The following sections discuss the bodily changes that occur just before or during a menstrual period that may affect bowel movements.
Increased muscle contractions
Just before menstruation, the body releases hormones known as prostaglandins. These hormones stimulate muscle contractions in the uterus. These contractions help the body to shed the uterus lining.
At the same time, the period hormones may stimulate muscle contractions in the intestines and bowels, which are close to the uterus, causing more frequent bowel movements. They also reduce how well the body absorbs water, making the stool softer and increasing the risk of diarrhea.
It can be difficult to tell the difference between uterus cramps and stomach or intestinal cramps at this time. Both may be uncomfortable or painful.
Prostaglandins are also involved in many other PMS symptoms, including headaches.

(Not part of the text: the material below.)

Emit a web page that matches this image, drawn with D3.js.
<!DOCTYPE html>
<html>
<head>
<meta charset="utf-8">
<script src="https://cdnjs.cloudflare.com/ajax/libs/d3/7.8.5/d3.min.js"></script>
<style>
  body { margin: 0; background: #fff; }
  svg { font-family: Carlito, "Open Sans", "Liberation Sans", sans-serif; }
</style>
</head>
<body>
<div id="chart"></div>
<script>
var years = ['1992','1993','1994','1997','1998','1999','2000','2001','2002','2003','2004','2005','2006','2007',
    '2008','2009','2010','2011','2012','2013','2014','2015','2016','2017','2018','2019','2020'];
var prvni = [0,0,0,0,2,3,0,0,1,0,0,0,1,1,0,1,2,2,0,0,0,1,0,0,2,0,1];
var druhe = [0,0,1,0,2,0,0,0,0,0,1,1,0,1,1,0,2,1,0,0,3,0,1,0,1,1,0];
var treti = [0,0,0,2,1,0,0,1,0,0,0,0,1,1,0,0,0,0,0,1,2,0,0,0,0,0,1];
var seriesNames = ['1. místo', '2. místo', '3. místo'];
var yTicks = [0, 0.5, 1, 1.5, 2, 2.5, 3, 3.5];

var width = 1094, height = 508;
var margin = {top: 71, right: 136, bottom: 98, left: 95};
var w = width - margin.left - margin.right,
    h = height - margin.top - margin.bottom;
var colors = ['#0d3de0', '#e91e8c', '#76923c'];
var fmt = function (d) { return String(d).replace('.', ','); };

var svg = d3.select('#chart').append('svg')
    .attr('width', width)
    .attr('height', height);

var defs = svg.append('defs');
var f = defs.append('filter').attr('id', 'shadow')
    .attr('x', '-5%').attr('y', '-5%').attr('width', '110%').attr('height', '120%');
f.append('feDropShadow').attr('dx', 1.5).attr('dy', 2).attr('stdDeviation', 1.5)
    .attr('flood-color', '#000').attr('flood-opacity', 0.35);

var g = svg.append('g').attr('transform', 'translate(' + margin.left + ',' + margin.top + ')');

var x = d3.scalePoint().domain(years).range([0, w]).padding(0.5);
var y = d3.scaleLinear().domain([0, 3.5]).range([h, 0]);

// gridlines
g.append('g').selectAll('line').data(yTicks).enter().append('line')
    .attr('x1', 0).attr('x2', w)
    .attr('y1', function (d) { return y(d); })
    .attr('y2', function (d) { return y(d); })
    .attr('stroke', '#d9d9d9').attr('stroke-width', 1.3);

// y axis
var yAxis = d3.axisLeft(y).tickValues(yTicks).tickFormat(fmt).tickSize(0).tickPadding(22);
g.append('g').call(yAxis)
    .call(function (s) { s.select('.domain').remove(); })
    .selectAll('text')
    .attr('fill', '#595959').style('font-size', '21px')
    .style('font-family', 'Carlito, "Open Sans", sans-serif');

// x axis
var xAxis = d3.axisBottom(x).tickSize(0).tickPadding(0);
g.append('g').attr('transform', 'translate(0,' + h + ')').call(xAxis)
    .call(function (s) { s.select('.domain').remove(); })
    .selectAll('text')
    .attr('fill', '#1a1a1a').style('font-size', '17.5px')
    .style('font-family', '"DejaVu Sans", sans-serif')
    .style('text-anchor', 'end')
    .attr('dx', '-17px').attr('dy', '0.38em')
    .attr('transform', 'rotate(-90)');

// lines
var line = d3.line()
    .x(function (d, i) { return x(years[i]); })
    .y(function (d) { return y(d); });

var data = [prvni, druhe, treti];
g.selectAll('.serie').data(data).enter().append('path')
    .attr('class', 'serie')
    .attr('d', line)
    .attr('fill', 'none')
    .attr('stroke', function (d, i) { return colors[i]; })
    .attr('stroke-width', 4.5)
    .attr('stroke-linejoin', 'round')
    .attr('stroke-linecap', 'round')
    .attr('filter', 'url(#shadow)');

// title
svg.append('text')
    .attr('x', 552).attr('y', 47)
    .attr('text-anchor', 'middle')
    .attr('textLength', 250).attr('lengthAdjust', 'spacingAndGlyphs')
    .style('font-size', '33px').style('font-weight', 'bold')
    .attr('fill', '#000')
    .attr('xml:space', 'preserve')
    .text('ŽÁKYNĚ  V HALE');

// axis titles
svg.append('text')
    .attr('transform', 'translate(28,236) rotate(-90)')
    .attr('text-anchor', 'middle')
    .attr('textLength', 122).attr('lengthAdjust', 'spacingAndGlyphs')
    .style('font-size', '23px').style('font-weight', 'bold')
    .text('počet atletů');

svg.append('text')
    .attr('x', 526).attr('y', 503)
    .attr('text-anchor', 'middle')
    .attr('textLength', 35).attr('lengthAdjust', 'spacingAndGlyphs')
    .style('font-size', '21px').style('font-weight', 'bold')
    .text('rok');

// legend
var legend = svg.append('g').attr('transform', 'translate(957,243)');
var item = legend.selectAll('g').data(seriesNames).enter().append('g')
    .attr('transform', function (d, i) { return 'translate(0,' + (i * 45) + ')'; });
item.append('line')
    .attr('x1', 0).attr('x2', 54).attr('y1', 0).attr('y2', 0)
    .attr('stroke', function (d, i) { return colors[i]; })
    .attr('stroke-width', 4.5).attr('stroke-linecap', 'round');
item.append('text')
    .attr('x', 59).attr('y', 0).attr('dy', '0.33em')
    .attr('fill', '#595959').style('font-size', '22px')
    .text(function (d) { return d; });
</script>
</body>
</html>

Progesterone is another hormone that increases right before a menstrual period. For some, progesterone can affect the gastrointestinal tract to cause either constipation or diarrhea.
In females who have chronic bowel issues or an irritable bowel disorder (IBD), such as ulcerative colitis or Crohn’s disease, menstruation can make symptoms worse.
For example, in people with IBD-related constipation, progesterone-associated changes can make constipation worse. This is also true for people with conditions such as endometriosis, uterine fibroids, and ovarian cysts.
Furthermore, people with IBD are more likely to experience other PMS symptoms, such as headaches or menstrual pain.
Progesterone may increase feelings of hunger and can cause cravings for foods high in fat or sugar, such as ice cream or chocolate. The body has a hard time digesting these foods, and eating more of them can affect a person’s bowel movements.
PMS-related changes in dietary habits may contribute to why some people notice differences in the consistency, regularity, or smell of their stool before or during a period.
Increased stress or anxiety
According to research appearing in the journal BMC Women’s Health, people report greater sensitivity to pain and discomfort in the premenstrual phase as well as on their periods. This sensitivity can exacerbate symptoms, too.